By Laura Smith-Spark
BBC News Online
Women and ethnic minorities are noticeable by their absence from the ranks of the country's top judges.
Lord Falconer says appointing more women judges is a priority
BBC News Online asked Lady Justice Arden, an appeal court judge, what can be done to increase their presence.
She said inflexible working hours and a lack of openness about appointments were deterring a number of talented lawyers who are women or from ethnic minorities from becoming judges.
And she warned it could take years for diversity in the top levels of the judiciary to increase.
The Lord Chancellor, Lord Falconer, said this week that it was "one of his priorities" to ensure judges in England and Wales reflect the society they serve.
JUDGES - THE FACTS
15.8% of court judges are female
3.4% of court judges are from minority ethnic groups
59% of law graduates are female
Only 7% of High Court judges are female.
In 1998-1999, 20.1% of all appointments to courts were women
By 2002-2003, that figure had risen to 22.4%
In 1998-1999, 3.1% of all appointments to courts were black or Asian
By 2002-2003, that figure had risen to 6.4%
In Canada, a quarter of judges in federal courts are women
At present only 15.4% of court judges are women and just 3.4% come from ethnic minority groups, with the proportions dropping in the higher echelons.
Of 107 High Court judges only nine are female, while just one of the 12 Law Lords - the most senior judges in the UK - is a woman.
"Clearly the numbers of women and ethnic minorities are less than you might expect and less than you would hope for," Lady Justice Arden, 57, said.
She believes setting up an independent judicial appointments commission - a proposal in the Constitutional Reform Bill before the House of Lords - is essential.
"It would be a more transparent process than we have at the moment. That's a very important change and it will enhance the confidence of women and ethnic minorities who want to apply."
The Association of Women Barristers blames the "old boys' network" for problems with the selection of judges.
Too many appointments are made "over a glass of brandy" in gentlemen's clubs, chairwoman Jane Hoyal told BBC News Online.
It was "embarrassing" that the UK lagged so far behind countries like Canada, where a third of senior judges are women, she said.
"It's in the public interest to have a judiciary which reflects society and in which people have confidence."

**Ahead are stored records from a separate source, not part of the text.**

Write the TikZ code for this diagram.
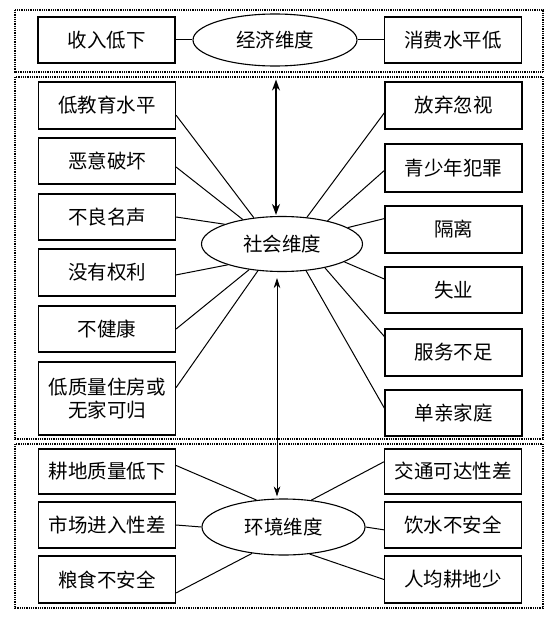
\documentclass[tikz,border=0pt]{standalone}
\usepackage{fontspec}
\newfontfamily\cjk{Noto Sans CJK SC}
\usetikzlibrary{shapes.geometric,arrows.meta}
\begin{document}
\begin{tikzpicture}[x=1pt,y=-1pt,
  every node/.style={font=\cjk\fontsize{19.5}{23.5}\selectfont, inner sep=0pt, align=center},
  box/.style={draw, line width=1.2pt, minimum width=137pt, minimum height=46pt},
  dim/.style={draw, ellipse, line width=1.1pt},
  link/.style={line width=1pt},
  frame/.style={line width=1.3pt, dash pattern=on 0.9pt off 0.9pt},
  bigarrow/.style={line width=1.6pt, {Stealth[length=11pt,width=8pt]}-{Stealth[length=11pt,width=8pt]}},
  smallarrow/.style={line width=0.7pt, {Stealth[length=10pt,width=6.5pt]}-{Stealth[length=10pt,width=6.5pt]}}
]
\useasboundingbox[fill=white] (0,0) rectangle (554,618);
% frames
\draw[frame] (15,10) rectangle (543,72);
\draw[frame] (15,77) rectangle (543,439);
\draw[frame] (15,444) rectangle (543,608);

% economic
\node[box] (a1) at (106.5,40) {收入低下};
\node[box] (a2) at (453,40) {消费水平低};
\node[dim, minimum width=164pt, minimum height=52pt] (econ) at (275,40) {经济维度};
\draw[link] (a1) -- (econ);
\draw[link] (a2) -- (econ);

% social
\node[dim, minimum width=161pt, minimum height=55pt] (soc) at (282,244) {社会维度};
\node[box, minimum height=47pt] (l1) at (107,105.5) {低教育水平};
\node[box] (l2) at (107,161) {恶意破坏};
\node[box] (l3) at (107,217) {不良名声};
\node[box, minimum height=47pt] (l4) at (107,272.5) {没有权利};
\node[box] (l5) at (107,329) {不健康};
\node[box, minimum height=73pt] (l6) at (107,398.5) {低质量住房或\\无家可归};
\node[box, minimum height=47pt] (r1) at (453.5,105.5) {放弃忽视};
\node[box, minimum height=48pt] (r2) at (453.5,168) {青少年犯罪};
\node[box, minimum height=47pt] (r3) at (453.5,229.5) {隔离};
\node[box] (r4) at (453.5,290) {失业};
\node[box, minimum height=47pt] (r5) at (453.5,352.5) {服务不足};
\node[box] (r6) at (453.5,413) {单亲家庭};

\draw[link] (l1.-8) -- (soc.137);
\draw[link] (l2.-5) -- (soc.148);
\draw[link] (l3.east) -- (soc.161);
\draw[link] (l4.-2) -- (soc.201);
\draw[link] (l5.east) -- (soc.218);
\draw[link] (l6.9.5) -- (soc.228);
\draw[link] (r1.186) -- (soc.47);
\draw[link] (r2.182) -- (soc.27.5);
\draw[link] (r3.171) -- (soc.14);
\draw[link] (r4.171) -- (soc.344);
\draw[link] (r5.167) -- (soc.331);
\draw[link] (r6.176) -- (soc.312);

% environment
\node[dim, minimum width=163pt, minimum height=56pt] (env) at (283.5,527) {环境维度};
\node[box, minimum height=45pt] (el1) at (107,471.5) {耕地质量低下};
\node[box] (el2) at (107,525) {市场进入性差};
\node[box, minimum height=47pt] (el3) at (107,579.5) {粮食不安全};
\node[box, minimum height=45pt] (er1) at (453,471.5) {交通可达性差};
\node[box] (er2) at (453,525) {饮水不安全};
\node[box, minimum height=47pt] (er3) at (453,579.5) {人均耕地少};

\draw[link] (el1.5) -- (env.135.5);
\draw[link] (el2.east) -- (env.west);
\draw[link] (el3.-11) -- (env.220);
\draw[link] (er1.172) -- (env.44.5);
\draw[link] (er2.184) -- (env.east);
\draw[link] (er3.west) -- (env.314.5);

% arrows between dimensions
\draw[bigarrow, shorten <=13pt, shorten >=1pt] ([xshift=1pt]econ.south) -- ([xshift=1pt]econ.south |- soc.north);
\draw[smallarrow] ([xshift=2pt,yshift=-6pt]econ.south |- soc.south) -- ([xshift=2pt,yshift=2pt]econ.south |- env.north);
\end{tikzpicture}
\end{document}
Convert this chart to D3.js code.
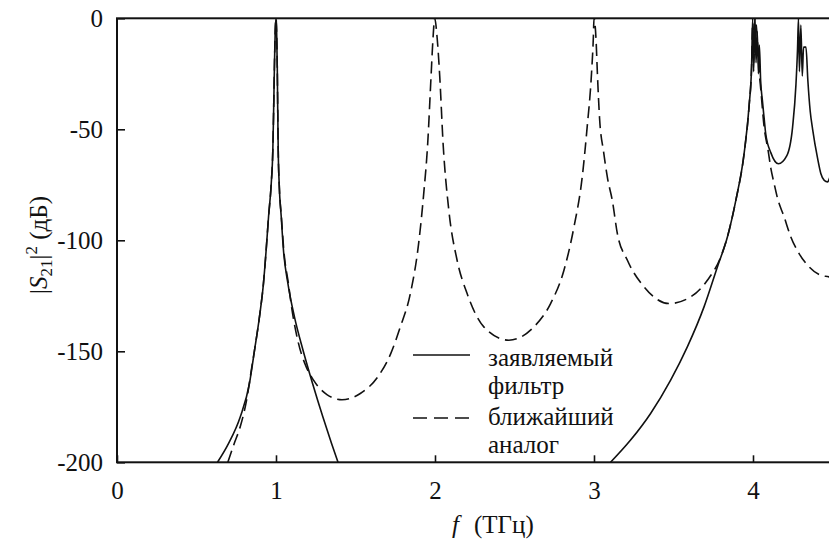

She warned that the kind of attitudes which saw appointment committees take into account comments like "she's too headmistressy" or "she doesn't dress well enough" needed to change.
The Fawcett Society, a gender equality campaign group, also points the finger at the judicial appointment process.

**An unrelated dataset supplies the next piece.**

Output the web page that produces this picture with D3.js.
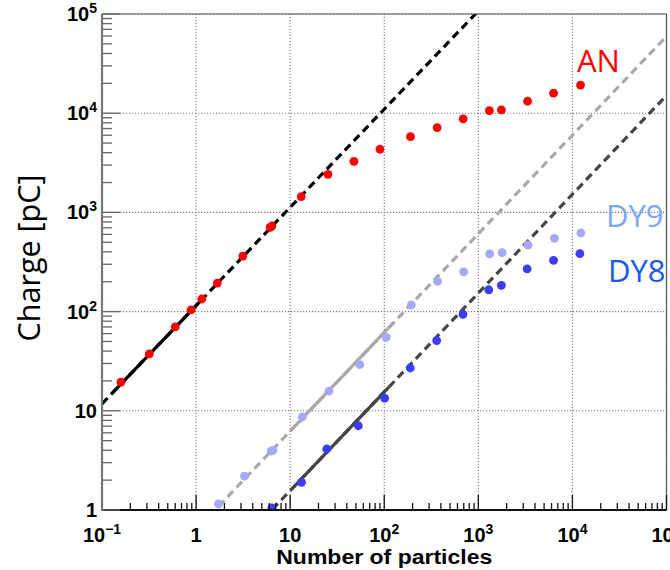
<!DOCTYPE html>
<html>
<head>
<meta charset="utf-8">
<script src="https://cdn.jsdelivr.net/npm/d3@7"></script>
<style>
  html, body { margin: 0; padding: 0; background: #fff; }
  svg { display: block; }
</style>
</head>
<body>
<svg id="chart" width="670" height="570"></svg>
<script>
// Measured charge vs. number of particles for the anode (AN) and dynodes DY9, DY8
const anX  = [0.159, 0.318, 0.60, 0.885, 1.15, 1.68, 3.14, 6.12, 6.38, 13.1, 25.2, 47.6, 90, 190, 365, 690, 1310, 1760, 3340, 6300, 12200];
const anY  = [19.5, 37.4, 70, 104, 134, 194, 363, 708, 729, 1440, 2420, 3270, 4330, 5800, 7150, 8750, 10600, 10800, 13200, 15900, 19200];

const dy9X = [1.73, 3.27, 6.28, 6.55, 13.5, 25.8, 55, 105, 194, 369, 698, 1320, 1790, 3380, 6440, 12300];
const dy9Y = [1.15, 2.19, 3.93, 3.99, 8.66, 15.8, 29.2, 55, 116.6, 202, 252, 381, 393, 469, 548, 620];

const dy8X = [6.38, 13.2, 24.5, 53, 101, 189, 361, 687, 1290, 1757, 3300, 6300, 12000];
const dy8Y = [1.05, 1.9, 4.12, 7.07, 13.4, 27, 51, 94, 166, 184, 270, 329, 384];

// Linear-response fits  Q = a * N^b, solid over the fitted range, dashed as extrapolation
const fitNames  = ["AN", "DY9", "DY8"];
const fitA      = [115, 0.63, 0.158];
const fitB      = [0.99, 0.995, 0.996];
const fitLo     = [0.13, 10, 11];
const fitHi     = [1.2, 125, 112];

// Axis ticks
const xMajor = [0.1, 1, 10, 100, 1000, 10000, 100000];
const xMajorLabels = [["10", "\u22121"], ["1", ""], ["10", ""], ["10", "2"], ["10", "3"], ["10", "4"], ["10", "5"]];
const yMajor = [1, 10, 100, 1000, 10000, 100000];
const yMajorLabels = [["1", ""], ["10", ""], ["10", "2"], ["10", "3"], ["10", "4"], ["10", "5"]];

const svg = d3.select("#chart");
const x = d3.scaleLog().domain([0.1, 1e5]).range([102, 666.5]);
const y = d3.scaleLog().domain([1, 1e5]).range([510, 14]);

const [x0, x1] = x.range();
const [yb, yt] = y.range();

svg.append("defs").append("clipPath").attr("id", "plot")
  .append("rect").attr("x", x0).attr("y", yt).attr("width", x1 - x0).attr("height", yb - yt);

// Minor ticks 2..9 in each decade
function minors(lo, hi) {
  const out = [];
  for (let e = Math.floor(Math.log10(lo)); e < Math.ceil(Math.log10(hi)); e++) {
    for (let m = 2; m <= 9; m++) {
      const v = m * Math.pow(10, e);
      if (v > lo && v < hi) out.push(v);
    }
  }
  return out;
}

// Dotted grid
const grid = svg.append("g").attr("stroke", "#7a7a7a").attr("stroke-width", 1.1)
  .attr("stroke-dasharray", "1.2,1.8").attr("fill", "none");
grid.selectAll("line.v").data(xMajor.slice(1)).join("line")
  .attr("x1", d => x(d)).attr("x2", d => x(d)).attr("y1", yb).attr("y2", yt);
grid.selectAll("line.h").data(yMajor.slice(1)).join("line")
  .attr("x1", x0).attr("x2", x1).attr("y1", d => y(d)).attr("y2", d => y(d));

// Fit lines
const lineColors = ["#000000", "#a9a9a9", "#454545"];
const fits = svg.append("g").attr("clip-path", "url(#plot)").attr("fill", "none");
fitNames.forEach((name, i) => {
  const f = n => fitA[i] * Math.pow(n, fitB[i]);
  const ln = d3.line().x(d => x(d)).y(d => y(f(d)));
  fits.append("path")
    .attr("d", ln([0.1, 1e5]))
    .attr("stroke", lineColors[i]).attr("stroke-width", 3.2)
    .attr("stroke-dasharray", "8,5");
  fits.append("path")
    .attr("d", ln([fitLo[i], fitHi[i]]))
    .attr("stroke", lineColors[i]).attr("stroke-width", 3.2);
});

// Data points
const series = [
  { xs: anX,  ys: anY,  color: "#ff0000" },
  { xs: dy9X, ys: dy9Y, color: "#a8a8fb" },
  { xs: dy8X, ys: dy8Y, color: "#3c3cfa" }
];
const pts = svg.append("g").attr("clip-path", "url(#plot)");
series.forEach(s => {
  pts.append("g").selectAll("circle").data(d3.zip(s.xs, s.ys)).join("circle")
    .attr("cx", d => x(d[0])).attr("cy", d => y(d[1])).attr("r", 4.4)
    .attr("fill", s.color);
});

// Frame
svg.append("line").attr("x1", x0).attr("x2", x1).attr("y1", yt).attr("y2", yt)
  .attr("stroke", "#555").attr("stroke-width", 1.2);
svg.append("line").attr("x1", x1).attr("x2", x1).attr("y1", yt).attr("y2", yb)
  .attr("stroke", "#555").attr("stroke-width", 1.2);

// X axis (ticks pointing up into the frame)
const xAxis = svg.append("g").attr("stroke", "#111").attr("stroke-width", 1.3);
xAxis.selectAll("line.mi").data(minors(0.1, 1e5)).join("line")
  .attr("x1", d => x(d)).attr("x2", d => x(d)).attr("y1", yb).attr("y2", yb - 7);
xAxis.selectAll("line.ma").data(xMajor).join("line")
  .attr("x1", d => x(d)).attr("x2", d => x(d)).attr("y1", yb).attr("y2", yb - 15);
svg.append("line").attr("x1", x0 - 1).attr("x2", x1).attr("y1", yb).attr("y2", yb)
  .attr("stroke", "#111").attr("stroke-width", 2);

// Y axis (ticks pointing right into the frame)
const yAxis = svg.append("g").attr("stroke", "#666").attr("stroke-width", 1.3);
yAxis.selectAll("line.mi").data(minors(1, 1e5)).join("line")
  .attr("x1", x0).attr("x2", x0 + 10).attr("y1", d => y(d)).attr("y2", d => y(d));
yAxis.selectAll("line.ma").data(yMajor).join("line")
  .attr("x1", x0).attr("x2", x0 + 18).attr("y1", d => y(d)).attr("y2", d => y(d));
svg.append("line").attr("x1", x0).attr("x2", x0).attr("y1", yt).attr("y2", yb + 1)
  .attr("stroke", "#777").attr("stroke-width", 2.2);

// Tick labels with superscript exponents
const labelFont = "'Liberation Sans', Arial, Helvetica, sans-serif";
function powerLabel(g, base, exp) {
  g.append("tspan").text(base);
  if (exp) g.append("tspan").attr("dy", -8).attr("font-size", 14).text(exp);
}
svg.append("g").selectAll("text").data(xMajor).join("text")
  .attr("x", d => x(d)).attr("y", 542)
  .attr("text-anchor", "middle")
  .attr("font-family", labelFont).attr("font-weight", "bold").attr("font-size", 20)
  .each(function(d, i) { powerLabel(d3.select(this), xMajorLabels[i][0], xMajorLabels[i][1]); });
svg.append("g").selectAll("text").data(yMajor).join("text")
  .attr("x", 97).attr("y", d => y(d) + 7)
  .attr("text-anchor", "end")
  .attr("font-family", labelFont).attr("font-weight", "bold").attr("font-size", 20)
  .each(function(d, i) { powerLabel(d3.select(this), yMajorLabels[i][0], yMajorLabels[i][1]); });

// Axis titles
svg.append("text")
  .attr("x", (x0 + x1) / 2).attr("y", 564)
  .attr("text-anchor", "middle")
  .attr("font-family", labelFont).attr("font-weight", "bold").attr("font-size", 20)
  .attr("textLength", 216).attr("lengthAdjust", "spacingAndGlyphs")
  .text("Number of particles");
svg.append("text")
  .attr("transform", "translate(40,258) rotate(-90)")
  .attr("text-anchor", "middle")
  .attr("font-family", "'Open Sans', sans-serif").attr("font-size", 30.5)
  .text("Charge [pC]");

// Series labels
const seriesLabels = [
  { text: "AN",  color: "#ff0000", px: 577, py: 72 },
  { text: "DY9", color: "#7ba6f7", px: 606, py: 227 },
  { text: "DY8", color: "#1457f5", px: 608, py: 282 }
];
svg.append("g").selectAll("text").data(seriesLabels).join("text")
  .attr("x", d => d.px).attr("y", d => d.py)
  .attr("fill", d => d.color)
  .attr("font-family", "'Open Sans', sans-serif").attr("font-size", 31)
  .text(d => d.text);
</script>
</body>
</html>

Director Katherine Rake said: "It has operated very much as an old boys' network for many years, so a lot of the barriers that stand in the way of women stand in the way of ethnic minorities as well.
"We are proposing a system based on merit that really enables women and black and Asian lawyers to come forward and progress.
"It's not about special favours, it's about making sure the system is properly merit-based rather than 'he's quite a nice chap, he belongs to my club, I enjoy having a drink with him'."
Dame Elizabeth Butler-Sloss is the only female head of a division of the High Court
A judge since 1993, Lady Justice Arden does not feel the "old boys' network" hindered her own appointment but agrees that reform is needed.
She quotes Canadian chief justice Beverley McLachlin, who said: "Human beings have a tendency to see merit only in those who exhibit the same qualities that they possess, so psychologists tell us.
"Senior lawyers are no exception, so when they look for merit they tend to look for someone like themselves."
Lady Justice Arden went on: "I don't think this happens all the time but I think this is part of the explanation."
She said one of the chief obstacles for women solicitors was the "enormous pressure" on them to work as many hours as the men, even if they wanted to do some part-time judicial work to gain experience for a more senior appointment.
Herself a mother-of-three, Lady Justice Arden believes the regular working timetable of a judge suits family life better than the gruelling hours expected of barristers or solicitors.
But few women make the step because so many leave the profession to fulfil family commitments before they gain enough experience to apply to be a judge.
"If you are doing two jobs at once [mother or carer, and lawyer] obviously it's probably as much as you can do to keep pace with your practice," she said.
Lady Justice Arden hopes the introduction of part-time working for judges below high court level - starting next April - will turn the tide in women's favour.
The judiciary must reflect society in including all elements, she said, if it is to be viewed as fair.
"If you had a woman judge a case and a man judge a case you would be likely to have the same conclusion on the case.
"But you have to remember that people coming into the court want to have confidence in the Bench - and if they enter a court and see it's just men, they will have less confidence."